Donald Rubin,a leading statistician in the area of causal inference, reviewed a range of leading value-added techniques and concluded:
We do not think that their analyses are estimating causal quantities, except under extreme and unrealistic assumptions. [Rubin et.al. 2004: 113]
A research team at RAND has cautioned that:
The estimates from VAM modelling of achievement will often be too imprecise to support some of the desired inferences. [McCaffrey et.al. 2004: 96]
The research base is currently insufficient to support the use of VAM for high-stakes decisions about individual teachers or schools. [McCaffrey et.al. 2003: xx]
Henry Braun, then of the Educational Testing Service, concluded in a review of VAM research:
VAM results should not serve as the sole or principal basis for making consequential decisions about teachers. There are many pitfalls to making causal attributions of teacher effectiveness on the basis of the kinds of data available from typical school districts.
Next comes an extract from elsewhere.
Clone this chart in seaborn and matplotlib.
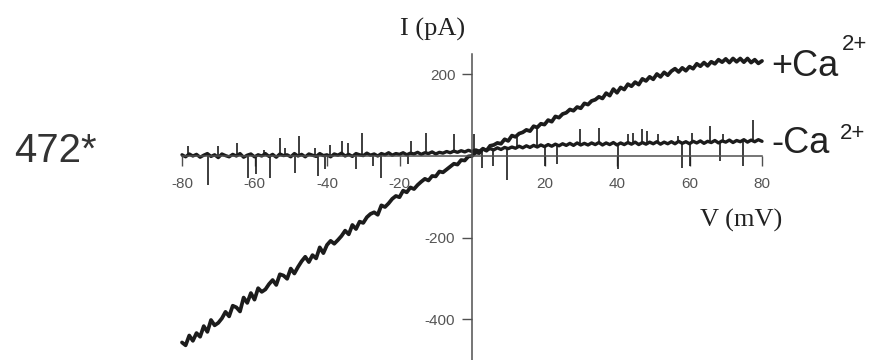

We still lack sufficient understanding of how seriously the different technical problems threaten the validity of such interpretations. [Braun 2005: 17]
In a letter to the Department of Education, commenting on the Department’s proposal to use student achievement to evaluate teachers, the Board on Testing and Assessment of the National Research Council of the National Academy of Sciences wrote:
…VAM estimates of teacher effectiveness should not be used to make operational decisions because such estimates are far too unstable to be considered fair or reliable. [BOTA 2009]
And a recent report of a workshop conducted jointly by the National Research Council and the National Academy of Education concluded:
Value-added methods involve complex statistical models applied to test data of varying quality. Accordingly, there are many technical challenges to ascertaining the degree to which the output of these models provides the desired estimates. Despite a substantial amount of research over the last decade and a half, overcoming these challenges has proven to be very difficult, and many questions remain unanswered… [Braun 2010: vii]
These quotes are from Baker et.al.2010: 7-8.
References
Baker, E. et. al. 2010. Problems with the Use of Student Test Scores to Evaluate Teachers. Briefing Paper 278, Economic Policy Institute, Washington DC.
BOTA (Board on Testing and Assessment, Division of Behavioral and Social Sciences and Education, National Academy of Sciences) 2009. Letter Report to the U.S. Department of Education on the Race to the Top Fund. October 5.
Braun, H. 2005. Using Student Progress to Evaluate Teachers: A Primer on Value-Added Models. Educational Testing Service, Princeton, NJ.
Braun, H.; Chudowsky, N. & Koenig, J. (Eds.) 2010. Getting Value Out of Value-Added: Report of a Workshop Committee on Value-Added Methodology for Instructional Improvement, Program Evaluation and Accountability, National Research Council.
McCaffrey, D. F. et al. 2003. Evaluating Value-Added Models for Teacher Accountability. RAND Corporation, Santa Monica.
McCaffrey, D. F. 2004. Models for Value Added Modeling of Teacher Effects. Journal of Educational and Behavioral Statistics, 29 (1): 67-101.
Rubin, D. B.; Stuart, E.A. & Zanutto, E.L. 2004. A Potential Outcomes View of Value-added Assessment in Education. Journal of Educational and Behavioral Statistics, 29 (1): 103-116.